Tapioca starch comes mainly from South America, although they also started to produce some in Thailand. While researching, I saw this article about Tapioca flours from South America vs. Thailand being put to the test of Pão de Queijo. The Thai one didn’t give the same consistency at all. If you want to make this recipe, a South American brand like Yoki is the standard way.
Type of Cheeses
So, one thing cleared! Now, let’s talk cheese! This part is funnier, with no theory and no rules. You choose your favourite cheese and mix it up with parmesan. The original cheese used in Brazil is the Minas cheese, a semi-soft cheese. Like cheddar, you can find young and mature versions; for this recipe, they usually choose the oldest. I’ve used a mature cheddar for this recipe, which worked wonders, but you could use any cured cheese you prefer. I bet a lovely Gruyere would do magic here.
As for the second cheese used, it’s the good old parmesan. This one is no problem to find around the globe!
At first, I thought it was strange; there was no added yeast to a puffy bread, but, as mentioned earlier, some yeast hides in the fermented sour starch. So that’s why you get this expansion, thanks to the sour Manoc/Yuca starch. They say to work the dough with the end for a few minutes before adding the eggs. I guess it’s to make some air pockets by folding the bread repeatedly. I’ve used my hands, but a hookbread processor would work, too.
In the end, the dough ends up pretty sticky, so to make the balls, I’ve oiled a bit of my hands, which also gives a nice finish to the cheese buns. Most recipes don’t let the dough rest before cooking; I gave it 5 minutes. Let the hidden yeast do a little work to ensure the starch was all well absorbed.
To Serve with
They are, obviously, at their best, freshly baked out of the oven. In Brazil, they serve these Pão de Queijo at all times! Whether for breakfast, on the side of a soup, or sold on the street as a snack. Those cheezy bites go everywhere! Plus, the kids love them! If served at home, butter or cream cheese is served with it. A real crowd-pleaser!
*Thanks to Paula and Vanessa for guiding me into this beautiful recipe. Obrigado!
Can I use a simple Tapioca flour/starch?
No, better not; you need the sour type (Polvilho Agrio/Azedo) or a mix of both if you want the right texture. Tapioca flour is usually the same as the sweet version (Polvilho doce).
Where can I find this sour Tapioca starch (Polvilho Agrio/Azedo)?
Check Latino supermarkets or online. (Yoki brand is the most popular)
Why did my Pão de Queijo deflated?
This is probably because it missed a bit of cooking. All ovens are different, so next time, try one bun to check if it’s well done before taking them out.

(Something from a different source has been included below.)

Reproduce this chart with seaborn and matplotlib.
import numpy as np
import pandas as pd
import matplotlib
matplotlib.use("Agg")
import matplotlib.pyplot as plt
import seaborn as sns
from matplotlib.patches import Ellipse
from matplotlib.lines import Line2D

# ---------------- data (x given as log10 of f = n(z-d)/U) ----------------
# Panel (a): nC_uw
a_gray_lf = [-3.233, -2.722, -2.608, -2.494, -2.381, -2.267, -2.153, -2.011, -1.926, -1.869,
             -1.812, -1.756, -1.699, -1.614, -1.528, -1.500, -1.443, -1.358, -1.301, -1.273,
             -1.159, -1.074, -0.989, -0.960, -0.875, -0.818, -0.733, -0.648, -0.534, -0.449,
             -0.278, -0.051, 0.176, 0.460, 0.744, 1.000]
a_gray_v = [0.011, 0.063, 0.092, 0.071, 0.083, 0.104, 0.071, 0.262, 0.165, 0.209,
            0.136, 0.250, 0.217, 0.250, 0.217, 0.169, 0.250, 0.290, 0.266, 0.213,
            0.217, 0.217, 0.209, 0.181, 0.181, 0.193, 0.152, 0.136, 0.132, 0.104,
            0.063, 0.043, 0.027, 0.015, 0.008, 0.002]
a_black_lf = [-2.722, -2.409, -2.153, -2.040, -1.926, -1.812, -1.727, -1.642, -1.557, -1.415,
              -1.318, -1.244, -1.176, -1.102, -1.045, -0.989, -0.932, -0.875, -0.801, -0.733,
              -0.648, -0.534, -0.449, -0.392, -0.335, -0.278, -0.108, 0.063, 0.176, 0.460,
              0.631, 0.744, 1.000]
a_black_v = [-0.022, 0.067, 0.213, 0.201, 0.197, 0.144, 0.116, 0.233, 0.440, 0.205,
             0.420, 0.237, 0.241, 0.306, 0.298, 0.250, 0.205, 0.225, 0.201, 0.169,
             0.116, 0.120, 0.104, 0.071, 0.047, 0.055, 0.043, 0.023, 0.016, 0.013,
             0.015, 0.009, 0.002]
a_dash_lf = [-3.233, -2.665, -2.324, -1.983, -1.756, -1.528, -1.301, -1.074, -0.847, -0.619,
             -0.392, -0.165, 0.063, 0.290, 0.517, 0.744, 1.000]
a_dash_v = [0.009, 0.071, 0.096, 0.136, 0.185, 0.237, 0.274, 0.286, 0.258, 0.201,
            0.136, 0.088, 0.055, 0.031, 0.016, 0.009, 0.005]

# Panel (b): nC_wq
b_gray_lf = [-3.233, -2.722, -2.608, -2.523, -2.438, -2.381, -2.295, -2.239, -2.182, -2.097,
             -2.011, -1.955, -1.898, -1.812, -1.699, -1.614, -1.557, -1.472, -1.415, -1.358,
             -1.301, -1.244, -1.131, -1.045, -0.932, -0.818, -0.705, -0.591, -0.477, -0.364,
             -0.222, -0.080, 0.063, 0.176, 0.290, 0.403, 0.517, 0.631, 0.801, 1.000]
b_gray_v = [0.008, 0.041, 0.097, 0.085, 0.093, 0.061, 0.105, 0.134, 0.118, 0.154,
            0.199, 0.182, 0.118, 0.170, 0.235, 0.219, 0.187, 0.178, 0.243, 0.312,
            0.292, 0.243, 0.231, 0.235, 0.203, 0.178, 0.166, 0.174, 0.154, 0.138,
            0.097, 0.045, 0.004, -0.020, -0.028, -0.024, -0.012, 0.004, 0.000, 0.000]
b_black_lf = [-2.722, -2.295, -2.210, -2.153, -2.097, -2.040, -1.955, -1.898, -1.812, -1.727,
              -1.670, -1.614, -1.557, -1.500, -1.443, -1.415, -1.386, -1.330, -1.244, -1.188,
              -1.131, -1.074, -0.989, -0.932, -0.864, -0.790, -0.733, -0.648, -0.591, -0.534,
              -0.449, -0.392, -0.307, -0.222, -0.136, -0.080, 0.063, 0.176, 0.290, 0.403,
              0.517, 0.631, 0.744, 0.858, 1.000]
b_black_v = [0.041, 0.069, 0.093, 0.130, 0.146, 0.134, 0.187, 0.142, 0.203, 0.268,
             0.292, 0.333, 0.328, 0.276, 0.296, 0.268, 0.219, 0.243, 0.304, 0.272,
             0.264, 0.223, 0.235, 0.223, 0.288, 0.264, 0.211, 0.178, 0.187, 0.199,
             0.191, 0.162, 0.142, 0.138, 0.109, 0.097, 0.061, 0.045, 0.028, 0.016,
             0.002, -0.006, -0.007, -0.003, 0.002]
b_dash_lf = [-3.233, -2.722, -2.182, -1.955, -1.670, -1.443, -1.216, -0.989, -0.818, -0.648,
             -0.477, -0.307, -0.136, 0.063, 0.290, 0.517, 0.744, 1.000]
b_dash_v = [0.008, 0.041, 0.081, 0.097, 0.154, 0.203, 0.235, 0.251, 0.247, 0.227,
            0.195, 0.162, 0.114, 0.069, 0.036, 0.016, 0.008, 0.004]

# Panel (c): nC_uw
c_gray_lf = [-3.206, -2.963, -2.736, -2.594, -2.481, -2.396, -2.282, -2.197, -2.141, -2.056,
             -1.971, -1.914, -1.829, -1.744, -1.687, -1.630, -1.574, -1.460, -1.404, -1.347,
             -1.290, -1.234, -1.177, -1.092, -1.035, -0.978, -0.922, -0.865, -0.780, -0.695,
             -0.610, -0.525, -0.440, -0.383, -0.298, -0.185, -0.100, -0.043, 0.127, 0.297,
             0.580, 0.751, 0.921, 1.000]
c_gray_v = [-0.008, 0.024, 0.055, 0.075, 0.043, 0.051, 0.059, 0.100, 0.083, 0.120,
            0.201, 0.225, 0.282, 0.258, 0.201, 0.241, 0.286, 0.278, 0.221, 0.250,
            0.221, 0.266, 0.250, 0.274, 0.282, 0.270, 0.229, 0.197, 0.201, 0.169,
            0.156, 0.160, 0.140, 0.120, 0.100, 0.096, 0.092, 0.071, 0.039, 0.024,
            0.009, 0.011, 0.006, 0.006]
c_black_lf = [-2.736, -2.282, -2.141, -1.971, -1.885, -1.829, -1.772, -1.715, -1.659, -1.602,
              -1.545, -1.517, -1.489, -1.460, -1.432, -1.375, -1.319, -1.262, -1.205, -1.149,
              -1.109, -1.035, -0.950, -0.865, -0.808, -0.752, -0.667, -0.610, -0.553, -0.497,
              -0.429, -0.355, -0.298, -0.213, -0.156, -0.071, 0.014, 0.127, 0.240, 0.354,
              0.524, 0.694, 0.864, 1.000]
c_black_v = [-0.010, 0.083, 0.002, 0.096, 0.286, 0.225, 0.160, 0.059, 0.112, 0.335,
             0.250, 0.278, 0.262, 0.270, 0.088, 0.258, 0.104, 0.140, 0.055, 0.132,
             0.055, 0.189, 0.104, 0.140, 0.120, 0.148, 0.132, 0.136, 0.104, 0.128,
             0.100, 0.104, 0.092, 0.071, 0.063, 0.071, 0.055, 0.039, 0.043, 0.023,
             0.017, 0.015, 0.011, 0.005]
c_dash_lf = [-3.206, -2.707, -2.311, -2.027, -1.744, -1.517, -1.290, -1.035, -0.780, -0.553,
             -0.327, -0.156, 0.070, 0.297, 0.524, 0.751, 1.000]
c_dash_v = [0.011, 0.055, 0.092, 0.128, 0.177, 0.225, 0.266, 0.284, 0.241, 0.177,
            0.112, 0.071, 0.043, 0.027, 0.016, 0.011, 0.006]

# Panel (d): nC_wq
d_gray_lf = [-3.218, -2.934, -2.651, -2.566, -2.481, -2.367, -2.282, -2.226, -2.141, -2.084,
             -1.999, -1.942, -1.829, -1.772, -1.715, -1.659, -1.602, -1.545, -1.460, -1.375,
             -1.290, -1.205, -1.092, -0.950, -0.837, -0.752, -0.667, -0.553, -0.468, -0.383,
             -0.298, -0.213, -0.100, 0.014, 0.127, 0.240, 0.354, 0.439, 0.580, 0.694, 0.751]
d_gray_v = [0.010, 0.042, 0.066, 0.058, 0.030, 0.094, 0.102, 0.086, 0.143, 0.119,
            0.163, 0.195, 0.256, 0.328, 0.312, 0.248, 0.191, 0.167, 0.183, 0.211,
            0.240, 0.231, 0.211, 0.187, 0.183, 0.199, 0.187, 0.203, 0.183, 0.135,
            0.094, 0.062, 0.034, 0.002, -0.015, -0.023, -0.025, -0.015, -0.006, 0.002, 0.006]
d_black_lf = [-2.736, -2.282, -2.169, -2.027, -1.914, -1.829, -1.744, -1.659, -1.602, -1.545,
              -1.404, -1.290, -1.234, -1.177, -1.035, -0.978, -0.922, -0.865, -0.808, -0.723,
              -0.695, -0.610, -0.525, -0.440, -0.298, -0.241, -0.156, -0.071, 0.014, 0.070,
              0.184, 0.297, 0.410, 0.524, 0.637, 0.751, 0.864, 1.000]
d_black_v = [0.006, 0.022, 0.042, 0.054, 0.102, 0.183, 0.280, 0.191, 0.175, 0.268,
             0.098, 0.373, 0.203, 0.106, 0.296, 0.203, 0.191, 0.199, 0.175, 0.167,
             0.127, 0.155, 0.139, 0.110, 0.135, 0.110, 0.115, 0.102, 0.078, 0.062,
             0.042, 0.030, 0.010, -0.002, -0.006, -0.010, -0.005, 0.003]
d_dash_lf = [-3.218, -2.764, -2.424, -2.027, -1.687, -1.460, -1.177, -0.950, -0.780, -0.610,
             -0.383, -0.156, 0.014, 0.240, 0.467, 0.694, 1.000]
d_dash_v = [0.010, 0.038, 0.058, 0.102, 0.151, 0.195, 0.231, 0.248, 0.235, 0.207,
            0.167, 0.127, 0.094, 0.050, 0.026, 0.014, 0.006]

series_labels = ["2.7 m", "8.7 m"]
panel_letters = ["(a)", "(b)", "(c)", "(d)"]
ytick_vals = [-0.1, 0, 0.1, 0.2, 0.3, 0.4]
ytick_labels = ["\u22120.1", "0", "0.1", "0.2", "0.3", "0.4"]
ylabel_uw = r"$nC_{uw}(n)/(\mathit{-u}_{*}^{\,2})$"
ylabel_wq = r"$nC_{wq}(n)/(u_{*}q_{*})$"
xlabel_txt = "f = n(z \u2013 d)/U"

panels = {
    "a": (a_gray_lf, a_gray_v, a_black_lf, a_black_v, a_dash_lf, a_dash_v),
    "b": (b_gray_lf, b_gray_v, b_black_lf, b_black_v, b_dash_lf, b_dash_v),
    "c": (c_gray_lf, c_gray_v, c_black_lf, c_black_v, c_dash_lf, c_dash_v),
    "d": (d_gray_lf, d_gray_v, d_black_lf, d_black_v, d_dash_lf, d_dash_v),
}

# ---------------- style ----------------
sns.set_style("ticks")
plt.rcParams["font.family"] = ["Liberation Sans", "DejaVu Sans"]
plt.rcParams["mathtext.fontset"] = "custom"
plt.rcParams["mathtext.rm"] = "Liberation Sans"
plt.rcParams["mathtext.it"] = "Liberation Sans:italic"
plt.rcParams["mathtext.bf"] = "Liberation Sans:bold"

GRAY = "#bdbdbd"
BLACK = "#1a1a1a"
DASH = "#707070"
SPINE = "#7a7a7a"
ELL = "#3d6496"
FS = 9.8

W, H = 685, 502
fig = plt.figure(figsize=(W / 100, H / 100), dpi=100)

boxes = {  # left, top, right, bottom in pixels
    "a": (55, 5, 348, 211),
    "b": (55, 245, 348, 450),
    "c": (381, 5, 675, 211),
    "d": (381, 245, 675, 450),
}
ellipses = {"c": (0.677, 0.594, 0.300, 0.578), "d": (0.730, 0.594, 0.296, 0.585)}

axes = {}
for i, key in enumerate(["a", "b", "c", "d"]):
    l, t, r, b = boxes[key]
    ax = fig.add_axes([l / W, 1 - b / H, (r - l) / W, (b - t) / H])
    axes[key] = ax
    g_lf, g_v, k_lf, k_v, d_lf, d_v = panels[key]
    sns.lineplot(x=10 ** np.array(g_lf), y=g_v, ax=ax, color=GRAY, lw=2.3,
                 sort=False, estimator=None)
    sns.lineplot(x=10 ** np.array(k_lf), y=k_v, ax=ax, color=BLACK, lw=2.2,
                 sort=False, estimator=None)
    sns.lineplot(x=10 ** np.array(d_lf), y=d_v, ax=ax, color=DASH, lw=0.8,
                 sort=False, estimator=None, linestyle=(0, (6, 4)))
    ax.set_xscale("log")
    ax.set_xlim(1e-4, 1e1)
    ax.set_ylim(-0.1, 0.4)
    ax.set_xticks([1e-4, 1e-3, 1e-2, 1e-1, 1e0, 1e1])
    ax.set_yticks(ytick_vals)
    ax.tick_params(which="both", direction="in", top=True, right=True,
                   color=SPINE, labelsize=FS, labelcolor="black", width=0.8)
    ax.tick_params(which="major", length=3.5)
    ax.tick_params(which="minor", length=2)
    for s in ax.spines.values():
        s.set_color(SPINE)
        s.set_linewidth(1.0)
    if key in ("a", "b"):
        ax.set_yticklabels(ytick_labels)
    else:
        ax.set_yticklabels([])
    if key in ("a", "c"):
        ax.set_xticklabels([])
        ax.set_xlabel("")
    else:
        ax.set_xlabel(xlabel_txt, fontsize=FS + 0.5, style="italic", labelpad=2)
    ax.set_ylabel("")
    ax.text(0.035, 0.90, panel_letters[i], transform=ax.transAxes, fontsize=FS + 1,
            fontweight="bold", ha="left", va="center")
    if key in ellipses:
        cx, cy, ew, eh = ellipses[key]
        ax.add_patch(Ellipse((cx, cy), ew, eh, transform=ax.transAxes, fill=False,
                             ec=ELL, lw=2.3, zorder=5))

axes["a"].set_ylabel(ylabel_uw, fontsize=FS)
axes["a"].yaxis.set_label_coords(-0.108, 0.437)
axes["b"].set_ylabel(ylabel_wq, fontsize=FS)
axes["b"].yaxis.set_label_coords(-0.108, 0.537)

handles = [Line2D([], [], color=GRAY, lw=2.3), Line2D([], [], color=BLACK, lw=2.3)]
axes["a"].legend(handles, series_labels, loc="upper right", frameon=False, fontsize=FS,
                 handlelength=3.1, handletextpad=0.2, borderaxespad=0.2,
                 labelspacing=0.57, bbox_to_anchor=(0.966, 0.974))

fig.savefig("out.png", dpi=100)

How long can I keep these?
The buns will last two days at room temperature. You can keep them in an airtight container for a few days in the fridge. Otherwise, once cooled, freeze them. Add them to the oven at 200°C (400°F) for 5 minutes to revive them. So easy!
Other Snacks Ideas
- 300 g sour tapioca flour equi. sour cassava flour
- 100 g Parmesan
- 100 g mature cheddar any aged cheese
- 250 ml milk
- 125 ml sunflower oil olive oil, or any vegetal oil
- 2 eggs
- Start by bringing to a boil the milk, oil and salt. Whisk the mixture until it boils.
- Turn off the fire, and add the sour tapioca flour.
- Transfer to a bowl and mix with your hands for a few minutes or hooked food processor.
- Beat the eggs and incorporate them into the dough slowly.
- Add the two types of cheeses and mix well.
- Let rest for five minutes.
- Oil your hands and form small balls of 50g each, and add to a baking tray covered with a non-stick sheet.
- Bake them in the oven at 180°C (350°F) for 20 minutes or until golden.
- Let them rest on the cooling rack for 5 minutes.